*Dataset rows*
----

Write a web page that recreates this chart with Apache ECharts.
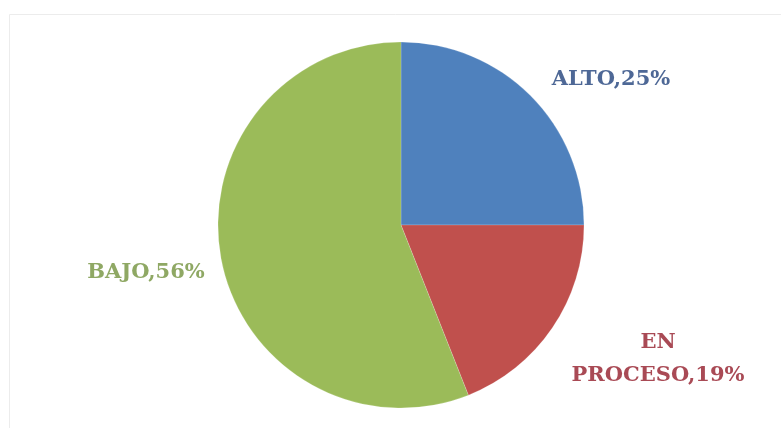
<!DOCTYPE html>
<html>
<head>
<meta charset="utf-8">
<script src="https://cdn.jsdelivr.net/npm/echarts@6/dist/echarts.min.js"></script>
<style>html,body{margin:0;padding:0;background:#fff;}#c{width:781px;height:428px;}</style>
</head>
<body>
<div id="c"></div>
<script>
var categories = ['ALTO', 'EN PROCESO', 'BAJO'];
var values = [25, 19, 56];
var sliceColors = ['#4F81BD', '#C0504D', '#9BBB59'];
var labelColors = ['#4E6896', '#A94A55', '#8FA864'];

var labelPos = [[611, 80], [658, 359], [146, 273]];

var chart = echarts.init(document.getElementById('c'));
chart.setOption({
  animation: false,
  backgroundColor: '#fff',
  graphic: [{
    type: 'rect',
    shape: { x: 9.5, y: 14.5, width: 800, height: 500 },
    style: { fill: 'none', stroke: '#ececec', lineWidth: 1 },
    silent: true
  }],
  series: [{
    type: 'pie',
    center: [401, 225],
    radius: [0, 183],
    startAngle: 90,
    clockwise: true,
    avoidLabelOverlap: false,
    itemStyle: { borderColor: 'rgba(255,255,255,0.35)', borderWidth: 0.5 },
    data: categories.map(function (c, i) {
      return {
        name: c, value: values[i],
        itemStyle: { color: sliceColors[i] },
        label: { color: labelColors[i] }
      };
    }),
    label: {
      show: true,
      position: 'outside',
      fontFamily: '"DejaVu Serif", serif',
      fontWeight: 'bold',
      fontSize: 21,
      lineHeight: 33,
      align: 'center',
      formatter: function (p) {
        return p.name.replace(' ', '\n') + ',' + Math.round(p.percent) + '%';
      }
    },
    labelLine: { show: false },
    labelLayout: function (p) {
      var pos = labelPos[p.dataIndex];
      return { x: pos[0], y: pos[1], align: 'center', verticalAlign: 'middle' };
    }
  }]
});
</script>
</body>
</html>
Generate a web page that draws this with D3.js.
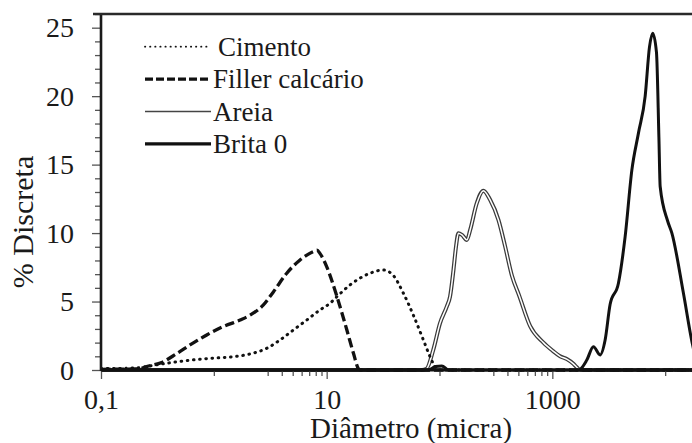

----

Without the pictures, write out the whole listing above exactly as it appears.

*FULL OUTPUT*
Write a web page that recreates this chart with Apache ECharts.
<!DOCTYPE html>
<html>
<head>
<meta charset="utf-8">
<script src="https://cdn.jsdelivr.net/npm/echarts@6/dist/echarts.min.js"></script>
<style>html,body{margin:0;padding:0;background:#fff;}#c{width:781px;height:428px;}</style>
</head>
<body>
<div id="c"></div>
<script>
var categories = ['ALTO', 'EN PROCESO', 'BAJO'];
var values = [25, 19, 56];
var sliceColors = ['#4F81BD', '#C0504D', '#9BBB59'];
var labelColors = ['#4E6896', '#A94A55', '#8FA864'];

var labelPos = [[611, 80], [658, 359], [146, 273]];

var chart = echarts.init(document.getElementById('c'));
chart.setOption({
  animation: false,
  backgroundColor: '#fff',
  graphic: [{
    type: 'rect',
    shape: { x: 9.5, y: 14.5, width: 800, height: 500 },
    style: { fill: 'none', stroke: '#ececec', lineWidth: 1 },
    silent: true
  }],
  series: [{
    type: 'pie',
    center: [401, 225],
    radius: [0, 183],
    startAngle: 90,
    clockwise: true,
    avoidLabelOverlap: false,
    itemStyle: { borderColor: 'rgba(255,255,255,0.35)', borderWidth: 0.5 },
    data: categories.map(function (c, i) {
      return {
        name: c, value: values[i],
        itemStyle: { color: sliceColors[i] },
        label: { color: labelColors[i] }
      };
    }),
    label: {
      show: true,
      position: 'outside',
      fontFamily: '"DejaVu Serif", serif',
      fontWeight: 'bold',
      fontSize: 21,
      lineHeight: 33,
      align: 'center',
      formatter: function (p) {
        return p.name.replace(' ', '\n') + ',' + Math.round(p.percent) + '%';
      }
    },
    labelLine: { show: false },
    labelLayout: function (p) {
      var pos = labelPos[p.dataIndex];
      return { x: pos[0], y: pos[1], align: 'center', verticalAlign: 'middle' };
    }
  }]
});
</script>
</body>
</html>
Generate a web page that draws this with D3.js.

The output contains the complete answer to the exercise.